¿Y ahora qué? Esa es la continua
pregunta que se repite de forma inconsciente en muchos de nosotros. Quizás este
momento, que dista mucho de ser idílico, comience a tocar los últimos compases
de un vals que suena más a despedida que a cualquier otra cosa.
Se va gente, se van los días, y me
atrevería a decir que los años también se nos escapan. Los dejamos marchar,
esperando que llegue esa oportunidad que no vamos a dejar que se vaya de
nuestras manos. Pero llega, se posa frente a nosotros y finalmente se desliza
entre nuestros dedos como una gota de agua, también se va.
Y así, llegas a una estación de
autobuses, de tren, o un aeropuerto. Todos llenos de gente que va y viene,
algunos llegan a una nueva vida, otros abandonan la que ya conocen, y algunos
más tan sólo escapan eventualmente de la rutina. Pero a pesar de la gran
magnitud de todos estos lugares, si se paran a observar detenidamente,
encontrarán personas que tan sólo se estén despidiendo, cerrando a marchas
forzadas entre el bullicio una esplendorosa etapa que acaba de terminar.

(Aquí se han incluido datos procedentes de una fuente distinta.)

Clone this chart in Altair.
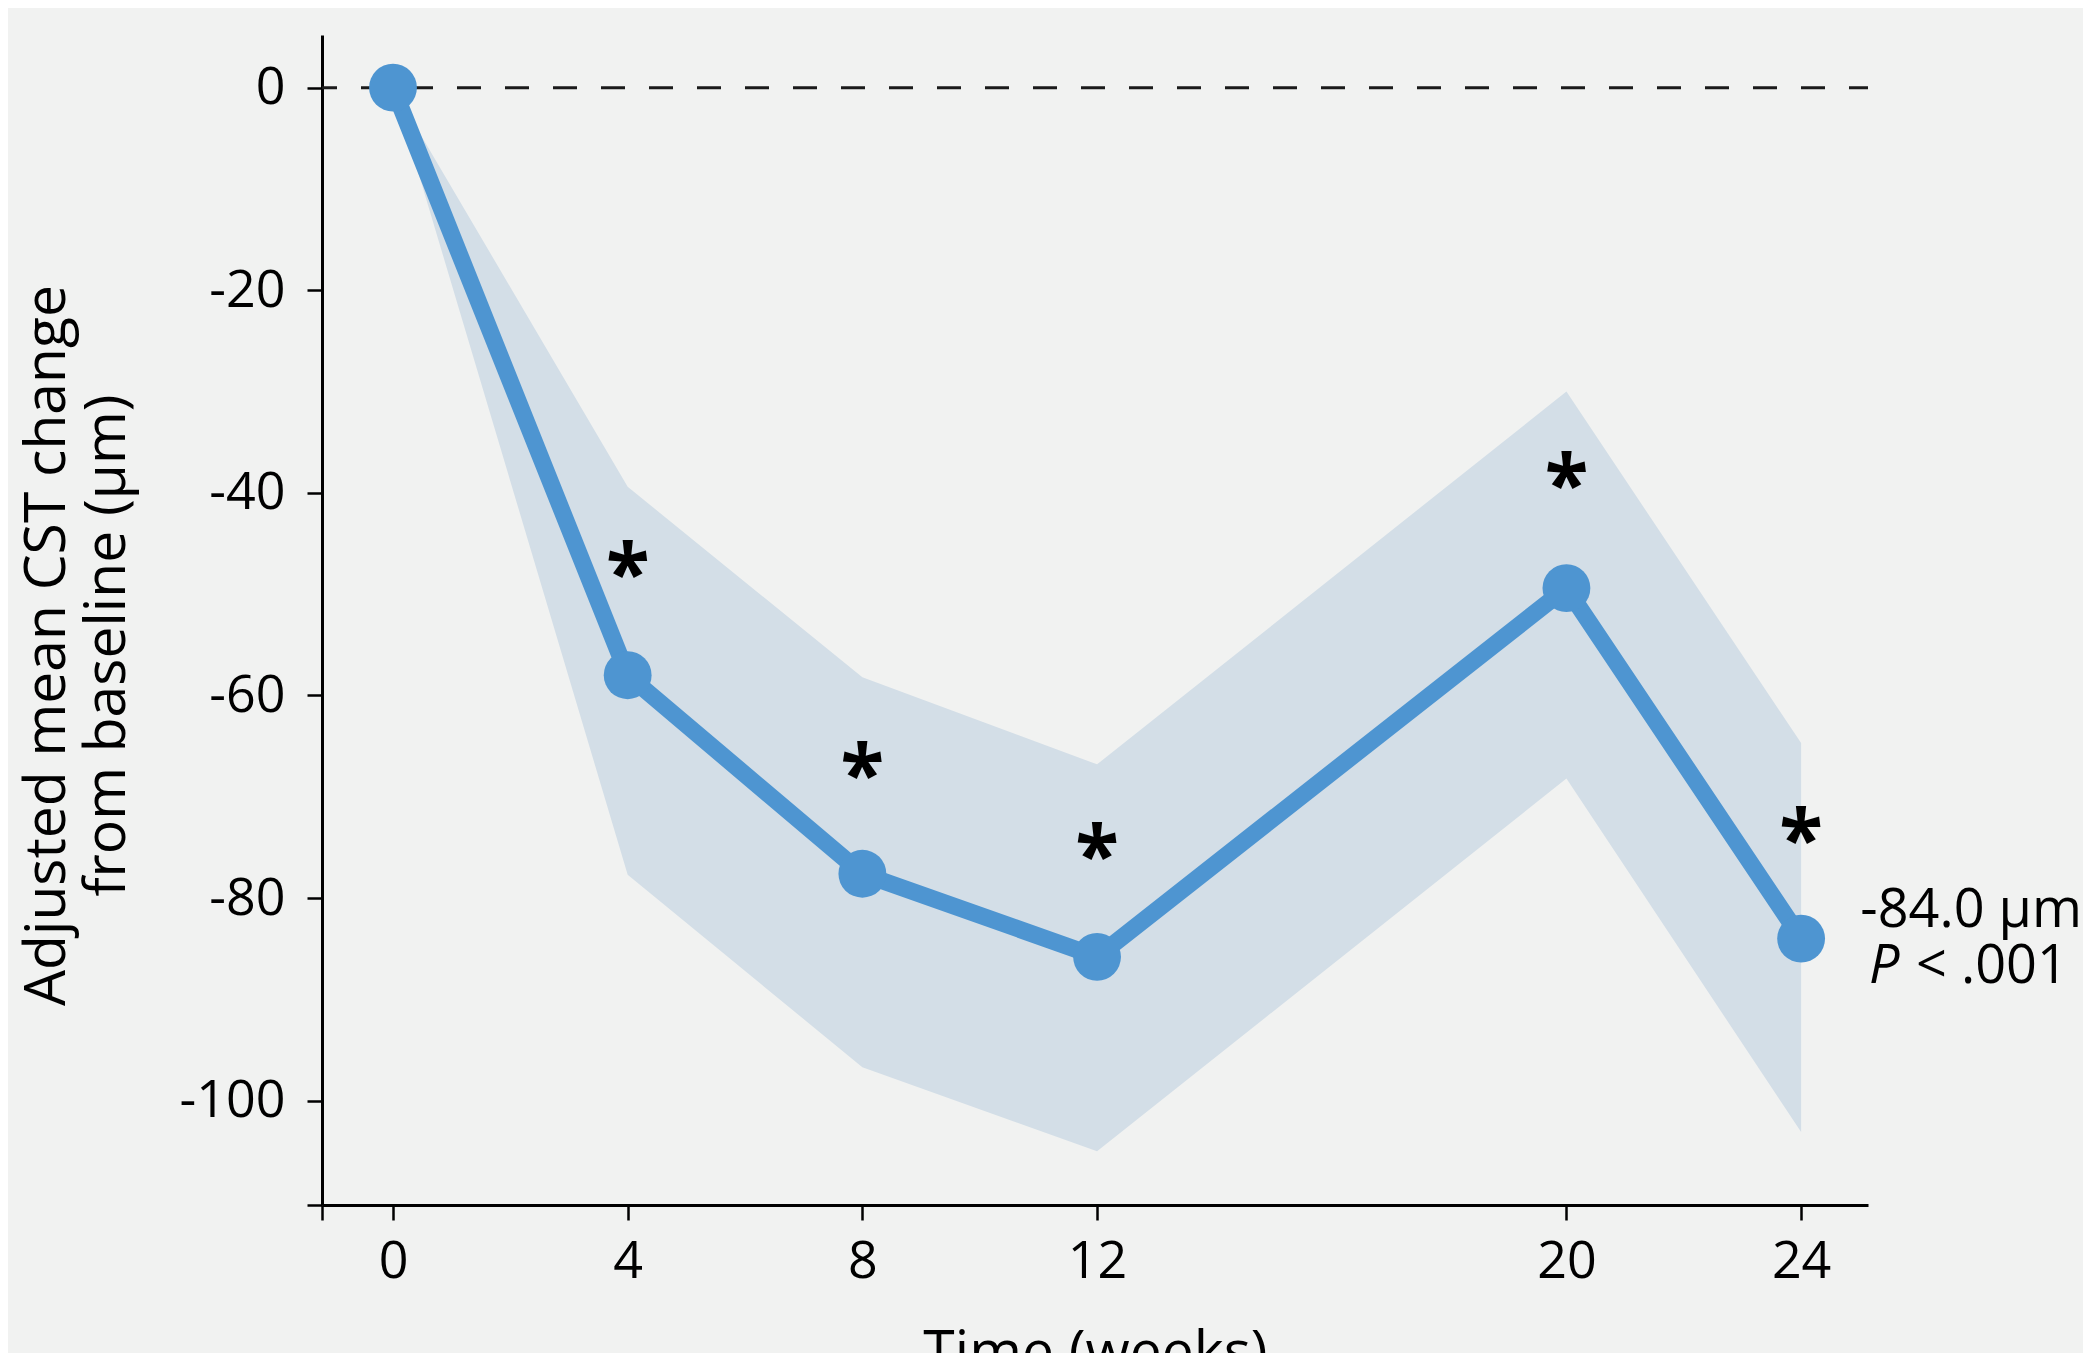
import altair as alt
import pandas as pd

# ---- data ----
weeks = [0, 4, 8, 12, 20, 24]
mean_change = [0.0, -58.0, -77.6, -85.8, -49.4, -84.0]
ci_upper = [0.0, -39.4, -58.2, -66.8, -30.0, -64.7]
ci_lower = [0.0, -77.7, -96.7, -105.0, -68.2, -103.1]

star_weeks = [4, 8, 12, 20, 24]
star_y = [-46.7, -66.6, -74.6, -37.9, -73.0]

x_ticks = [0, 4, 8, 12, 20, 24]
y_ticks = [0, -20, -40, -60, -80, -100]
x_domain = [-1.21, 25.14]
y_domain = [-110.3, 5.2]

y_title = ["Adjusted mean CST change", "from baseline (µm)"]
x_title = "Time (weeks)"
annot_value = "-84.0 µm"
annot_p_italic = "P"
annot_p_rest = "< .001"

LINE_BLUE = "#4e95d1"
BAND = "#d3dee7"
BG = "#f1f2f1"
FONT = "Open Sans"

df = pd.DataFrame({"week": weeks, "mean": mean_change, "hi": ci_upper, "lo": ci_lower})
stars = pd.DataFrame({"week": star_weeks, "mean": star_y, "txt": ["*"] * len(star_weeks)})
last = pd.DataFrame({"week": [weeks[-1]], "mean": [mean_change[-1]]})

xscale = alt.Scale(domain=x_domain, nice=False, zero=False)
yscale = alt.Scale(domain=y_domain, nice=False, zero=False)

xaxis = alt.Axis(
    values=[x_domain[0]] + x_ticks,
    labelExpr="datum.value < 0 ? '' : '' + datum.value",
    title=x_title,
    labelPadding=16,
    titleBaseline="alphabetic",
    titleY=165,
)
yaxis = alt.Axis(
    values=y_ticks + [y_domain[0]],
    labelExpr="datum.value < -105 ? '' : '' + datum.value",
    title=y_title,
    labelPadding=22,
    titleBaseline="alphabetic",
    titleAngle=270,
    titleX=-258,
    titleY=610,
    titleLineHeight=60,
)


def X(field):
    return alt.X(f"{field}:Q", scale=xscale, axis=xaxis)


def Y(field):
    return alt.Y(f"{field}:Q", scale=yscale, axis=yaxis)


band = alt.Chart(df).mark_area(color=BAND, opacity=1).encode(
    x=X("week"), y=Y("lo"), y2="hi"
)

zero_rule = alt.Chart(pd.DataFrame({"z": [0]})).mark_rule(
    color="#1a1a1a", strokeWidth=3, strokeDash=[24, 24], strokeDashOffset=5
).encode(y=Y("z"))

line = alt.Chart(df).mark_line(color=LINE_BLUE, strokeWidth=17).encode(
    x=X("week"), y=Y("mean")
)

points = alt.Chart(df).mark_circle(color=LINE_BLUE, size=2290, opacity=1).encode(
    x=X("week"), y=Y("mean")
)

star_text = alt.Chart(stars).mark_text(
    font=FONT, fontWeight="bold", fontSize=80, color="black",
    align="center", baseline="alphabetic", dy=40
).encode(x=X("week"), y=Y("mean"), text="txt:N")

ann1 = alt.Chart(last).mark_text(
    text=annot_value, font=FONT, fontSize=54, color="black",
    align="center", baseline="alphabetic", dx=170, dy=-12
).encode(x=X("week"), y=Y("mean"))

ann2 = alt.Chart(last).mark_text(
    text=annot_p_italic, font=FONT, fontSize=54, fontStyle="italic", color="black",
    align="left", baseline="alphabetic", dx=68, dy=44
).encode(x=X("week"), y=Y("mean"))

ann3 = alt.Chart(last).mark_text(
    text=annot_p_rest, font=FONT, fontSize=54, color="black",
    align="left", baseline="alphabetic", dx=115, dy=44
).encode(x=X("week"), y=Y("mean"))

chart = alt.layer(band, zero_rule, line, points, star_text, ann1, ann2, ann3).properties(
    width=1546,
    height=1170,
    autosize=alt.AutoSizeParams(type="none"),
    padding={"left": 314, "top": 27, "right": 215, "bottom": 148},
    background=BG,
).configure_view(stroke="transparent").configure_axis(
    grid=False,
    domainColor="black",
    domainWidth=3,
    tickColor="black",
    tickWidth=2.5,
    tickSize=15,
    labelFont=FONT,
    labelFontSize=52,
    labelColor="black",
    titleFont=FONT,
    titleFontSize=57,
    titleFontWeight="normal",
    titleColor="black",
)

chart.save("out.html", embed_options={"renderer": "svg", "actions": False})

Quizás no sea un punto final, puede, que
sean unos puntos suspensivos a una historia que se niega a terminar. Esos que
cierran etapas en lugares llenos de gente, son fáciles de diferenciar. No
acaban con un abrazo o dos besos como quien se va a ver en un par de meses,
acaba con una mirada que se pierde en la distancia, con el irrefrenable deseo
de volver a encontrar esas pupilas que no quieren dejar de verse.
Es la primera última vez que él va a
mirar con temor esos ojos azules. Es más, quizás ni levante la vista de un
suelo tan pisado como el de un lugar de intercambio de vidas. Ella, puede que
no repare lo más mínimo en esos gestos desganados que él evade con sus
silencios. Él aún no ha visto cómo lo añora.
Ellos, no son nada de nadie, nunca.
Ella, la reina de una lengua tan muerta como los labios de él. Él, tan nada que
lo era todo, tanto, tanto, como una leve mirada de los ojos de ella. No se han
mirado, pero no hace falta mirar, es necesario ver que hay algo más allá de lo
que pueden intuir.
Ella no existe, él, tampoco. Pero la
pausa que han marcado en estas letras es tan real como todo aquello que jamás
se han dicho.
“Siguió sus pasos, se dirigían a ese
abismo en el que demasiados no creen. Siempre continuó impertérrito, no le
importó caminar en el fango si ella, ella, estaba a su lado, aunque fuese
levitando. La reina del latín, rompió las costuras de unos labios a estrenar, y
los cosió a besos a escondidas en la espalda de alguien que sólo soñaba con sus
dedos. El desdichado afortunado durmió en esas clavículas de infearto, una
pasión que solo conocieron sus caderas”.